Similarly, the Full Bench of the Commission has said:
“There is no legislative or common law requirement pursuant to which the Commission must persevere with an application in circumstances where the applicant’s conduct clearly demonstrates an unwillingness to participate in proceedings commenced at his or her initiative”.
The power to dismiss an application for want of prosecution is a circumstance that falls squarely within the breadth contemplated by s.587. In Chand v State Rail Authority of NSW (Chand), considering a predecessor provision to that at hand, Lawler VP, McCarthy DP and Redmond C neatly summarised the circumstances and principles that govern dismissing a matter for want of prosecution:
“It is not usual to deal with the failure of a party to appear at the time a matter is listed for hearing by summary disposal for want of prosecution. Rather, the usual course when an adjournment application is refused in such circumstances is to proceed with the hearing. If no evidence is called, the application may be dismissed substantively because the applicant has not discharged his or her obligation to establish a case …
The classic circumstances that enliven a court’s discretion to dismiss an action for want of prosecution are a failure, typically a repeated failure, by a plaintiff to comply with directions of the court or a prolonged period of inactivity on the part of a plaintiff.
The commission then cited a number of cases along the same theme, concluding with:
“The ultimate the issue is what is required by the interests of justice in the circumstances of the particular case. In Sali v SPC Ltd Brennan, Deane and McHugh JJ noted that:
“It is true that it is only in extraordinary circumstances that the interests of justice will be served by a refusal of an adjournment in a case such as the present where the practical effect of the refusal is to terminate the proceedings.”
Citations by the truck load were then examined by the Commission to justify dismissing this application.
Psychiatric illness or not, the applicant was dismissed for dishonesty, and this ultimately will not be tested.

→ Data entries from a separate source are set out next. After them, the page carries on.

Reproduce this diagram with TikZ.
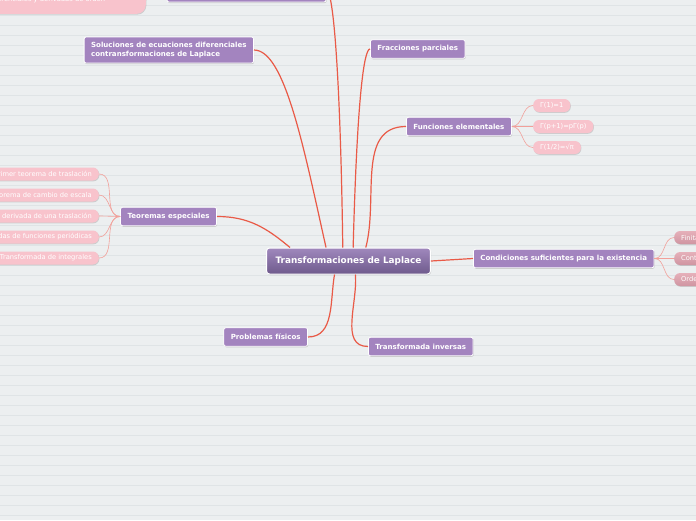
\documentclass[tikz,border=0pt]{standalone}
\usepackage{fontspec}
\setmainfont{DejaVu Sans}
\usetikzlibrary{shadows}

\definecolor{paper}{HTML}{ECEFF0}
\definecolor{rule}{HTML}{DFE4E6}
\definecolor{lapA}{HTML}{A088BD}
\definecolor{lapB}{HTML}{6E5A8C}
\definecolor{topicfill}{HTML}{A384BF}
\definecolor{leaffill}{HTML}{F8C3CC}
\definecolor{leafA}{HTML}{E6B0BA}
\definecolor{leafB}{HTML}{CF95A1}
\definecolor{branchline}{HTML}{E95A47}
\definecolor{twigline}{HTML}{F2A09A}

\begin{document}
\begin{tikzpicture}[x=1pt,y=-1pt,
  mainbox/.style={draw=white, line width=1pt, rounded corners=3pt,
    top color=lapA, bottom color=lapB, text=white,
    font=\fontsize{8.9}{10}\selectfont\bfseries, inner xsep=9pt,
    minimum height=26pt,
    drop shadow={shadow xshift=0.6pt, shadow yshift=-1pt, opacity=0.35}},
  topic/.style={draw=white, line width=0.8pt, rounded corners=2pt,
    fill=topicfill, text=white, font=\fontsize{7.05}{9}\selectfont\bfseries,
    inner xsep=7pt, minimum height=18.5pt,
    drop shadow={shadow xshift=0.6pt, shadow yshift=-1pt, opacity=0.35}},
  leaf/.style={fill=leaffill, rounded corners=6pt, text=white,
    font=\fontsize{6.7}{8}\selectfont, inner xsep=7pt, inner ysep=1pt,
    minimum height=13pt,
    drop shadow={shadow xshift=0.5pt, shadow yshift=-0.8pt, opacity=0.3}},
  darkleaf/.style={leaf, fill=none, top color=leafA, bottom color=leafB},
  branch/.style={draw=branchline, line width=1.2pt},
  twig/.style={draw=twigline, line width=0.6pt}]

\useasboundingbox (0,0) rectangle (696,520);
\clip (0,0) rectangle (696,520);

% ruled paper
\fill[paper] (0,0) rectangle (696,520);
\foreach \y in {5,15,...,515}
  \draw[rule, line width=0.6pt] (0,\y) -- (696,\y);

% centre
\node[mainbox] (lap) at (348.5,261) {Transformaciones de Laplace};

% main topics
\node[topic, minimum width=159pt, minimum height=24pt] (top) at (246.5,-10) {};
\node[topic, align=left, minimum height=26pt, anchor=east] (sol) at (254,50)
  {Soluciones de ecuaciones diferenciales\\contransformaciones de Laplace};
\node[topic, anchor=west] (frac) at (370,49) {Fracciones parciales};
\node[topic, anchor=west] (func) at (406,126.5) {Funciones elementales};
\node[topic, anchor=east] (teo) at (217,216.5) {Teoremas especiales};
\node[topic, anchor=west] (cond) at (473,258.5) {Condiciones suficientes para la existencia};
\node[topic, anchor=east] (prob) at (308,337) {Problemas físicos};
\node[topic, anchor=west] (inv) at (368,346.5) {Transformada inversas};

% leaves
\node[leaf, rounded corners=9pt, minimum height=28pt, text width=150pt,
  align=left, anchor=south east] (pk) at (146,14)
  {diferenciales y derivadas de orden};

\node[leaf, anchor=west] (g1) at (533,105.5) {Γ(1)=1};
\node[leaf, anchor=west] (g2) at (533,126.5) {Γ(p+1)=pΓ(p)};
\node[leaf, anchor=west] (g3) at (533,147.5) {Γ(1/2)=√π};

\node[leaf, anchor=east] (t1) at (99,174) {Primer teorema de traslación};
\node[leaf, anchor=east] (t2) at (99,195) {Teorema de cambio de escala};
\node[leaf, anchor=east] (t3) at (99,216) {Transformada de la derivada de una traslación};
\node[leaf, anchor=east] (t4) at (99,237) {Transformadas de funciones periódicas};
\node[leaf, anchor=east] (t5) at (99,258) {Transformada de integrales};

\node[darkleaf, anchor=west] (c1) at (674,237.5) {Finita};
\node[darkleaf, anchor=west] (c2) at (674,258.5) {Continua por tramos};
\node[darkleaf, anchor=west] (c3) at (674,279.5) {Orden exponencial};

% branches
\draw[branch] (sol.east) .. controls +(31,0) and +(-22,-98) .. (lap.149);
\draw[branch] (top.east) .. controls +(8,0) and +(-2,-150) .. (lap.113);
\draw[branch] (frac.west) .. controls +(-6,0) and +(4,-150) .. (lap.71);
\draw[branch] (func.west) to[out=180,in=75] (lap.38);
\draw[branch] (teo.east) to[out=0,in=140] (lap.167);
\draw[branch] (lap.east) -- (cond.west);
\draw[branch] (prob.east) to[out=0,in=-100] (lap.-136);
\draw[branch] (inv.west) to[out=180,in=-85] (lap.-63);

% twigs
\draw[twig] (pk.east) to[out=0,in=180] (top.west);
\foreach \g in {g1,g2,g3}
  \draw[twig] (func.east) to[out=0,in=180] (\g.west);
\foreach \t in {t1,t2,t3,t4,t5}
  \draw[twig] (teo.west) to[out=180,in=0] (\t.east);
\foreach \c in {c1,c2,c3}
  \draw[twig] (cond.east) to[out=0,in=180] (\c.west);

\end{tikzpicture}
\end{document}
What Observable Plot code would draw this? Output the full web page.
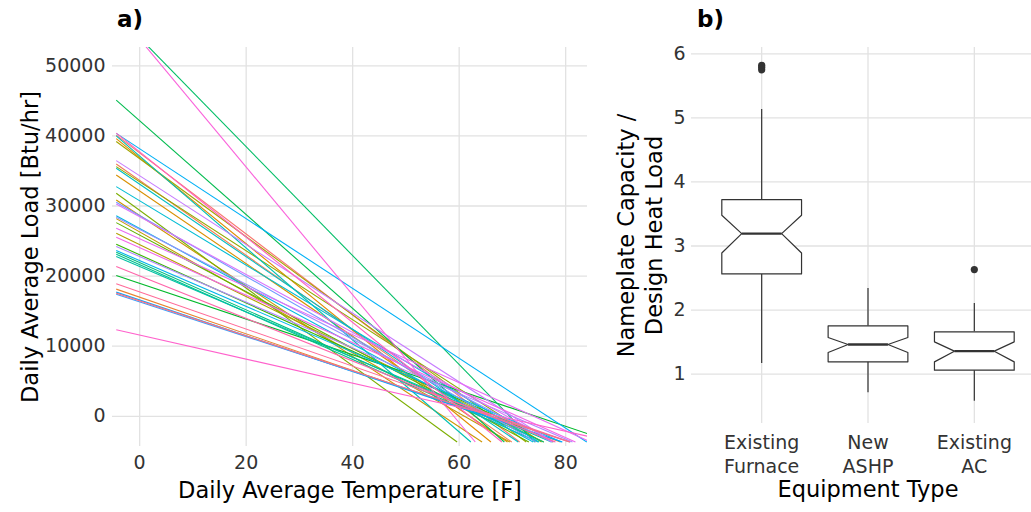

However, the applicant’s dad (naturally being in support of his son) wished the employer to have an unfair dismissal application stayed for years and ultimately this is not practical. Why the Commission felt the need to justify its decision with citation after citation beggars belief.
In any event, the right decision was made, and proves that this is just another matter that takes up too much money, time and energy that could be used in the efficient running of a business.